18 de agosto de 2014

quando ele voltar

Peter O'Sagae


Há um touro a correr na areia, aponta o poeta maranhense Ferreira Gullar nos versos do poema que virou livro: O rei que mora no mar, com ilustrações de Rogério Borges (Global, 2000). O autor resgata e reconta uma das lendas mais lindas que cruzou o tempo-oceano de Portugal ao Brasil e a fé, ainda que cega, praticamente inabalável de que Dom Sebastião voltará para libertar o povo da fome e toda forma de opressão. Mas, sentenciam seus versos que, se o povo conseguir matar o touro encantando – afinal –, quem se liberta é o próprio povo da opressão que a crença encerra!


Cláudio Rodrigues nasceu também no Maranhão e, no livro O rei que virou lenda, il. Guazzelli (Girafinha, 2009), volta às terras de outros tempos para lembrar do nascimento e a infância do rei-menino Dom Sebastião. Escolheu para narrar a forma do romance ou rimance popular, com versos organizados em dísticos que melhor dão as batidas dos cascos dos cavalos no chão. É a marcha das palavras, mas também a marcha dos homens que vão à guerra contra os muçulmanos.


E é sobre o extenso areal do Saara que o rei destemido desaparecerá: quando tudo tornou-se silêncio e escuridão, a certeza de as miragens do deserto encobrirem razão e verdade. De fato, foi o deserto que venceu... Porém, como as histórias heroicas viajam, a figura de Dom Sebastião teria ressurgido na forma de um touro reluzente, mensageiro de um reino encoberto pelas areias das dunas brasileiras na ilha dos encantados Lençóis Maranhenses. Cláudio Rodrigues assim evoca a folia do Bumba meu Boi urrando no terreiro.

Por fim, Wilson Marques é autor de um reconto em cordel: A lenda do Rei Sebastião e o touro encantado, com ilustrações de Dedê Paiva (Mercuryo Jovem, 2011). Seu tom é admonitório e fatalista; anuncia que Dom Sebastião foi “um rei que queria ser/ forte, temido e galante,/ mas teve sina terrível (...)

Consumido pelo sonho,
Por desejos de grandeza,
Esse homem, para a vida,
Não teve muita destreza,
Tanto almejava a glória,
Por prêmio teve a tristeza.

O perfil que se adivinha, desde os anos de juventude, é um Sebastião mimado, ambicioso e exigente, apesar da veneração que o povo lhe dedicava. No contexto das chamadas guerras santas, o autor dá ênfase à falta de apoio de Filipe II, rei de Espanha, e a derrota na batalha de Alcácer-Quibir, no Marrocos (1578) que faria Portugal perder a autonomia à dinastia filipina por longos sessenta anos.

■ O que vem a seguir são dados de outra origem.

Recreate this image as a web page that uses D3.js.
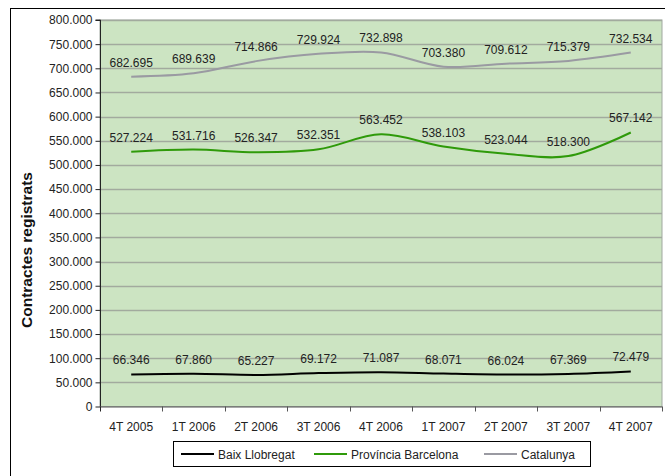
<!DOCTYPE html>
<html><head><meta charset="utf-8">
<script src="https://cdn.jsdelivr.net/npm/d3@7"></script>
<style>body{margin:0;background:#fff}svg{display:block;font-family:"Liberation Sans",Arial,sans-serif}</style>
</head><body><svg id="c" width="665" height="476"></svg>
<script>
const categories = ["4T 2005","1T 2006","2T 2006","3T 2006","4T 2006","1T 2007","2T 2007","3T 2007","4T 2007"];
const baixLlobregat = [66346,67860,65227,69172,71087,68071,66024,67369,72479];
const provinciaBarcelona = [527224,531716,526347,532351,563452,538103,523044,518300,567142];
const catalunya = [682695,689639,714866,729924,732898,703380,709612,715379,732534];
const seriesNames = ["Baix Llobregat","Província Barcelona","Catalunya"];
const yTicks = d3.range(0, 800001, 50000);
const yTitle = "Contractes registrats";

const series = [
  {name: seriesNames[0], values: baixLlobregat, color: "#000000"},
  {name: seriesNames[1], values: provinciaBarcelona, color: "#2f9a0a"},
  {name: seriesNames[2], values: catalunya, color: "#9a9aa2"}
];

const FONT = "Liberation Sans, Arial, sans-serif";
const svg = d3.select("#c");
const L = 100, T = 20, R = 662, B = 406.5;
const fmt = v => v === 0 ? "0" : d3.format(",")(v).replace(/,/g, ".");

// outer frame
svg.append("rect").attr("x",10.5).attr("y",8.5).attr("width",660).attr("height",470)
  .attr("fill","#fff").attr("stroke","#000").attr("stroke-width",1);

const x = d3.scaleBand().domain(categories).range([L, R]).padding(0);
const y = d3.scaleLinear().domain([0, 800000]).range([B, T]);

svg.append("rect").attr("x",L).attr("y",T).attr("width",R-L).attr("height",B-T)
  .attr("fill","#cce4c2").attr("stroke","#a0a8a0");

// gridlines
svg.append("g").selectAll("line").data(yTicks.filter(d=>d>0)).join("line")
  .attr("x1",L).attr("x2",R).attr("y1",d=>Math.round(y(d))+0.5).attr("y2",d=>Math.round(y(d))+0.5)
  .attr("stroke","#a2aa9e").attr("stroke-width",1.3);

// y axis
const ya = svg.append("g").attr("transform",`translate(${L+0.5},0)`)
  .call(d3.axisLeft(y).tickValues(yTicks).tickFormat(fmt).tickSize(5).tickPadding(3));
ya.select(".domain").attr("stroke","#222").attr("d",`M-5,${y(800000)}H0V${B}`);
ya.selectAll(".tick line").attr("stroke","#222");
ya.selectAll("text").attr("font-size",12).attr("fill","#222").attr("font-family",FONT);

// x axis
const xa = svg.append("g").attr("transform",`translate(0,${B})`);
xa.append("line").attr("x1",L).attr("x2",R).attr("y1",0.5).attr("y2",0.5).attr("stroke","#555");
xa.selectAll("line.t").data(categories).join("line").attr("class","t")
  .attr("x1",d=>Math.round(x(d)+x.bandwidth())+0.5)
  .attr("x2",d=>Math.round(x(d)+x.bandwidth())+0.5)
  .attr("y1",0).attr("y2",5).attr("stroke","#555");
xa.append("line").attr("x1",L+0.5).attr("x2",L+0.5).attr("y1",0).attr("y2",5).attr("stroke","#222");
xa.selectAll("text").data(categories).join("text")
  .attr("x",d=>x(d)+x.bandwidth()/2).attr("y",24).attr("text-anchor","middle")
  .attr("font-size",12).attr("fill","#222").text(d=>d);

// title
svg.append("text").attr("transform",`translate(32,250) rotate(-90)`)
  .attr("text-anchor","middle").attr("font-size",15.5).attr("font-weight","bold").attr("fill","#111").text(yTitle);

// lines
const line = d3.line().x((d,i)=>x(categories[i])+x.bandwidth()/2).y(d=>y(d)).curve(d3.curveCatmullRom.alpha(0.5));
series.forEach(s=>{
  svg.append("path").attr("d",line(s.values)).attr("fill","none").attr("stroke",s.color).attr("stroke-width",2);
  svg.append("g").selectAll("text").data(s.values).join("text")
    .attr("x",(d,i)=>x(categories[i])+x.bandwidth()/2).attr("y",d=>y(d)-10)
    .attr("text-anchor","middle").attr("font-size",12).attr("fill","#222").text(fmt);
});

// legend
const lg = svg.append("g");
lg.append("rect").attr("x",173.5).attr("y",441.5).attr("width",417).attr("height",25).attr("fill","#fff").attr("stroke","#000");
const lx = [181, 314, 484];
series.forEach((s,i)=>{
  lg.append("line").attr("x1",lx[i]).attr("x2",lx[i]+33).attr("y1",454).attr("y2",454).attr("stroke",s.color).attr("stroke-width",2);
  lg.append("text").attr("x",lx[i]+37).attr("y",458.5).attr("font-size",12).attr("fill","#222").text(s.name);
});
</script></body></html>
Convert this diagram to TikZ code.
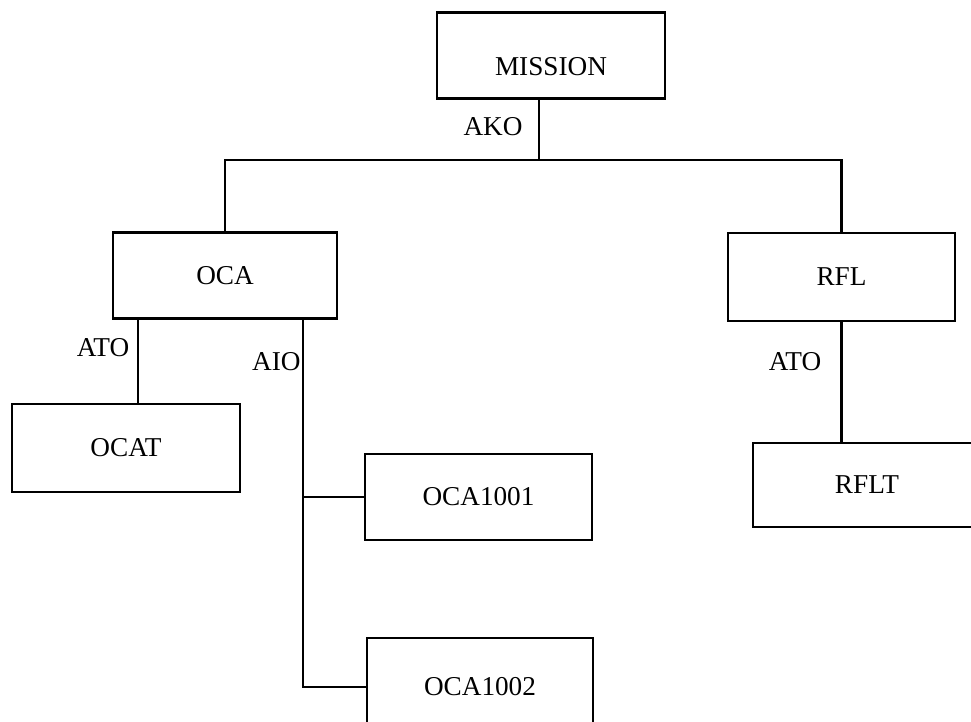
\documentclass[tikz,border=0pt]{standalone}
\usepackage{fontspec}
\setmainfont{Liberation Serif}
\begin{document}
\begin{tikzpicture}[
                x=0.02cm, y=-0.02cm,
                every node/.style={font=\fontsize{15.5}{18}\selectfont},
                frame/.style={draw, line width=1.4pt, inner sep=0pt, minimum width=4.56cm, minimum height=1.72cm},
                link/.style={line width=1.4pt},
                rel/.style={inner sep=0pt}
            ]
                \useasboundingbox (0,0) rectangle (971,722);
                \clip (0,0) rectangle (971,722);

                \node[frame, text height=0.8cm, text depth=0pt] (mission) at (551,55.5) {MISSION};
                \node[frame, minimum width=4.48cm] (oca) at (225,275.5) {OCA};
                \node[frame, minimum width=4.54cm, minimum height=1.76cm] (rfl) at (841.5,277) {RFL};
                \node[frame, minimum height=1.76cm] (ocat) at (126,448) {OCAT};
                \node[frame, minimum width=4.54cm] (oca1001) at (478.5,497) {OCA1001};
                \node[frame, minimum width=4.52cm, minimum height=1.96cm] (oca1002) at (480,687) {OCA1002};
                \node[frame, minimum height=1.68cm] (rflt) at (867,485) {RFLT};

                % joints where the lines leave the boxes
                \coordinate (akojoin) at (539,160);
                \coordinate (atojoin) at (138,318);
                \coordinate (aiojoin) at (303,318);

                \draw[link] (akojoin |- mission.south) -- (akojoin);
                \draw[link] (oca.north) -- (oca.north |- akojoin) -- (rfl.north |- akojoin) -- (rfl.north);
                \draw[link] (atojoin) -- (atojoin |- ocat.north);
                \draw[link] (aiojoin) |- (oca1002.west);
                \draw[link] (aiojoin |- oca1001.west) -- (oca1001.west);
                \draw[link] (rfl.south) -- (rflt.north -| rfl.south);

                \node[rel] (ako) at (493,127) {AKO};
                \node[rel] (atoleft) at (103,348) {ATO};
                \node[rel, anchor=east] (aio) at (301,362) {AIO};
                \node[rel] (atoright) at (795,362) {ATO};
            \end{tikzpicture}
\end{document}
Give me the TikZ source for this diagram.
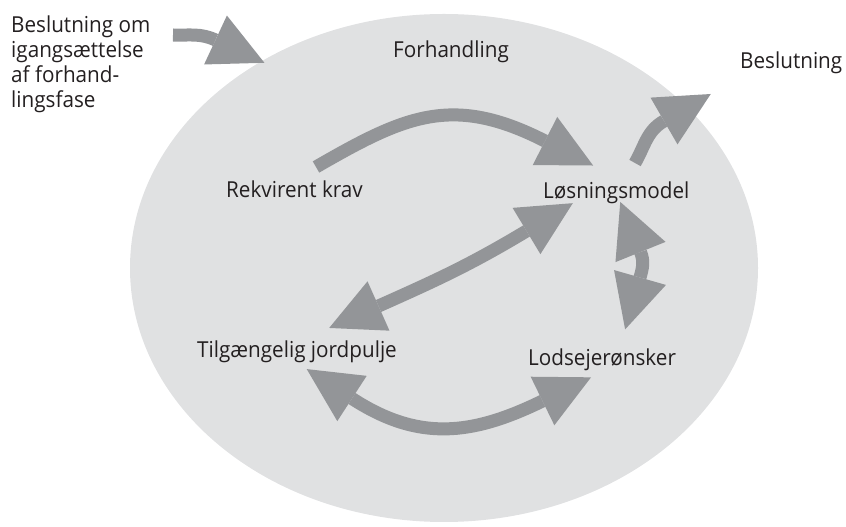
\documentclass[tikz,border=0pt]{standalone}
\usepackage{fontspec}
\setmainfont{Open Sans}[FakeStretch=0.94]
\usetikzlibrary{arrows.meta}
\definecolor{bubble}{HTML}{E0E1E2}
\definecolor{flow}{HTML}{939598}
\definecolor{ink}{HTML}{231F20}
\tikzset{
  txt/.style={anchor=base west, inner sep=0pt, text=ink,
    font=\fontsize{22}{25}\selectfont},
  bighead/.tip={Triangle[length=54pt,width=54pt,line width=0pt]},
  oneway/.style={draw=flow, line width=13pt, shorten >=-54pt, -bighead},
  twoway/.style={draw=flow, line width=13pt, shorten >=-54pt,
    shorten <=-54pt, bighead-bighead},
}
\begin{document}
\begin{tikzpicture}[x=1pt,y=1pt]
\useasboundingbox (0,0) rectangle (846,527);

% negotiation phase
\fill[bubble] (444,259) ellipse [x radius=314, y radius=254];

% shaft ends (the heads are added beyond them)
\coordinate (in-s)   at (173,492);
\coordinate (in-e)   at (215.5,487);
\coordinate (req-s)  at (316,360);
\coordinate (req-e)  at (545,386);
\coordinate (out-s)  at (635,364);
\coordinate (out-e)  at (664,406);
\coordinate (diag-a) at (378.5,221);
\coordinate (diag-b) at (526.5,296);
\coordinate (low-a)  at (352,128.5);
\coordinate (low-b)  at (542.5,126);
\coordinate (side-a) at (640,249.5);
\coordinate (side-b) at (640.5,275);

\draw[oneway] (in-s) to[out=-2,in=155] (in-e);
\draw[oneway] (req-s) to[out=30,in=153,looseness=1.15] (req-e);
\draw[oneway] (out-s) to[out=60,in=210] (out-e);
\draw[twoway] (diag-a) to[out=24,in=211] (diag-b);
\draw[twoway] (low-a) to[out=-33,in=206,looseness=1.06] (low-b);
\draw[twoway] (side-a) to[out=74,in=-68] (side-b);

% labels (a multi-line node sits on the baseline of its last line)
\node[txt, align=left] (start) at (11,419)
  {Beslutning om\\igangsættelse\\af forhand-\\lingsfase};
\node[txt] (phase)    at (393,469) {Forhandling};
\node[txt] (decision) at (740,458) {Beslutning};
\node[txt] (claim)    at (226,329) {Rekvirent krav};
\node[txt] (model)    at (543,328) {Løsningsmodel};
\node[txt] (pool)     at (197,169) {Tilgængelig jordpulje};
\node[txt] (wishes)   at (528,161) {Lodsejerønsker};
\end{tikzpicture}
\end{document}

Finda a narrativa, no entanto, já a partir da metade do livro, os comentários perdem o mesmo tom e cobrem parte da dor e da esperança das pessoas pelo retorno do rei, o que se tornou lenda, o rei desejado, o rei adormecido que, dizem, vaga e pena por seus excessos do passado, sob a forma de um touro que possui uma estrela na testa.